Une mort dont les circonstances restent floues
M. Navalny avait été arrêté en janvier 2021, à son retour en Russie après une convalescence en Allemagne à la suite d’un empoisonnement dont il avait imputé la responsabilité au Kremlin, qui a rejeté cette accusation.
En décembre 2023, il avait été transféré dans une colonie pénitentiaire isolée au-delà du cercle polaire arctique afin d’y purger une peine de dix-neuf ans de prison pour « extrémisme ». Réprimée en Russie, l’opposition russe tente de se relancer à l’étranger, jusqu’à présent sans grand succès. Ioulia Navalnaïa et deux autres opposants d’envergure avaient organisé en novembre une marche à Berlin contre le président russe et l’offensive en Ukraine, rassemblant environ 2 000 exilés russes.
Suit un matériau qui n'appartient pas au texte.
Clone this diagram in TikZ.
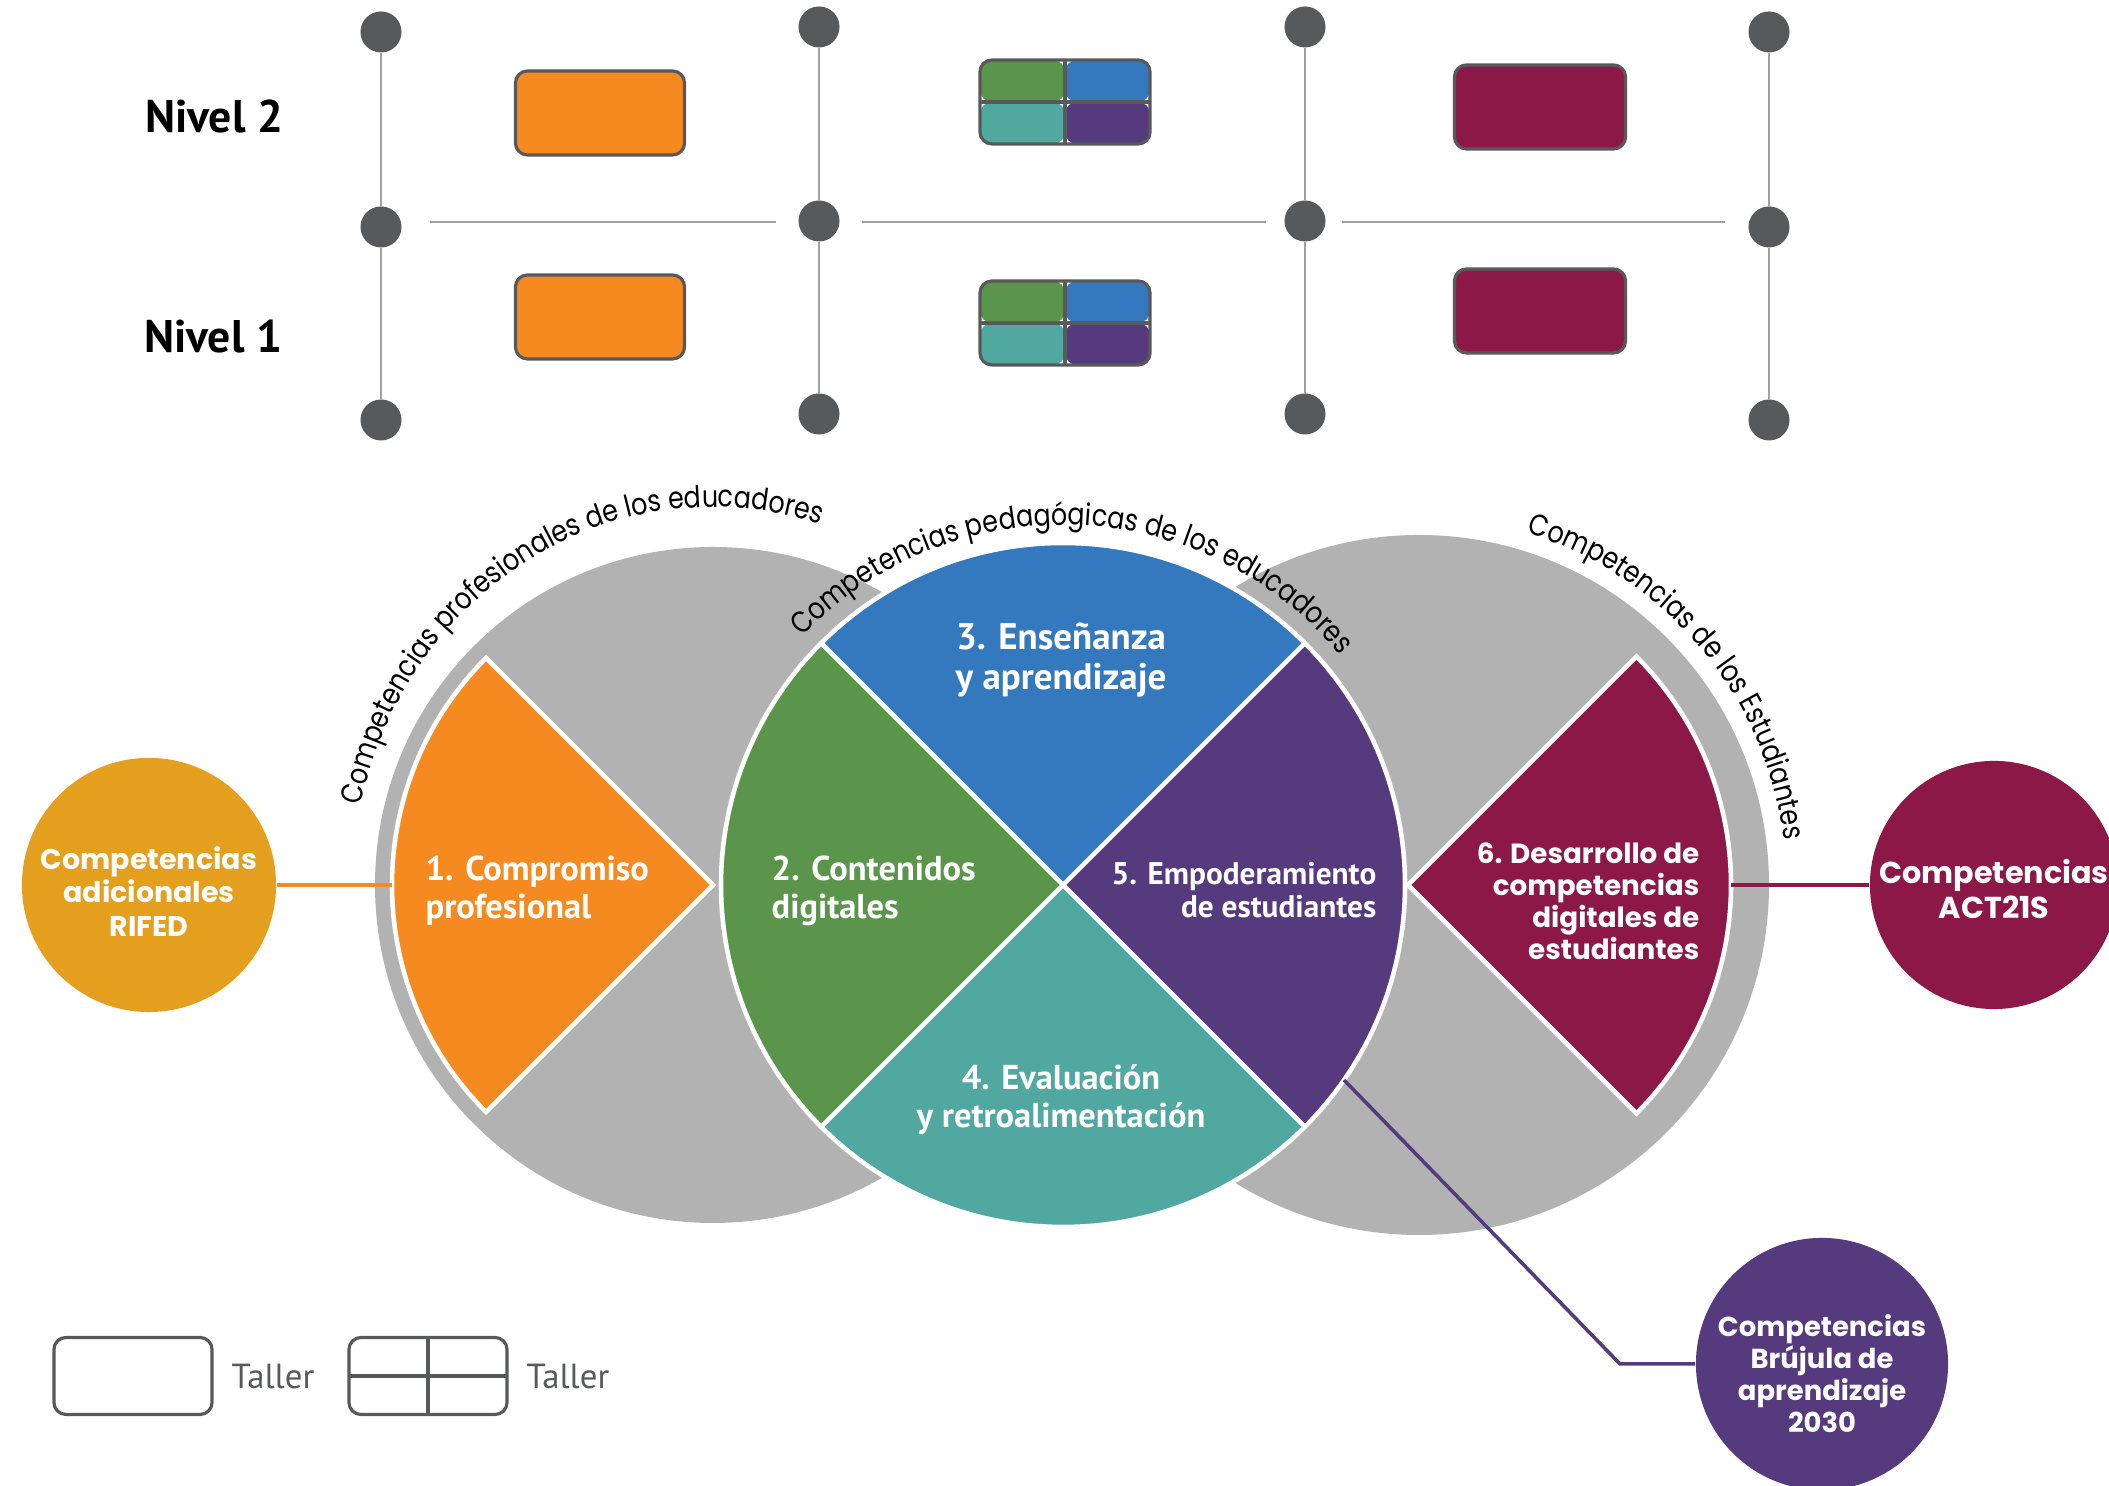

L’opposition russe, décapitée par la perte de sa figure de proue, dispersée à l’étranger du fait de la répression en Russie et déchirée par les luttes internes, est dans une position de faiblesse inédite. Au-delà des slogans, l’opposition peine à proposer une démarche concrète devant conduire à la fin de la guerre et au départ de Vladimir Poutine. Plusieurs scandales en son sein l’ont aussi fragilisée et ont provoqué la frustration d’une partie de ses militants.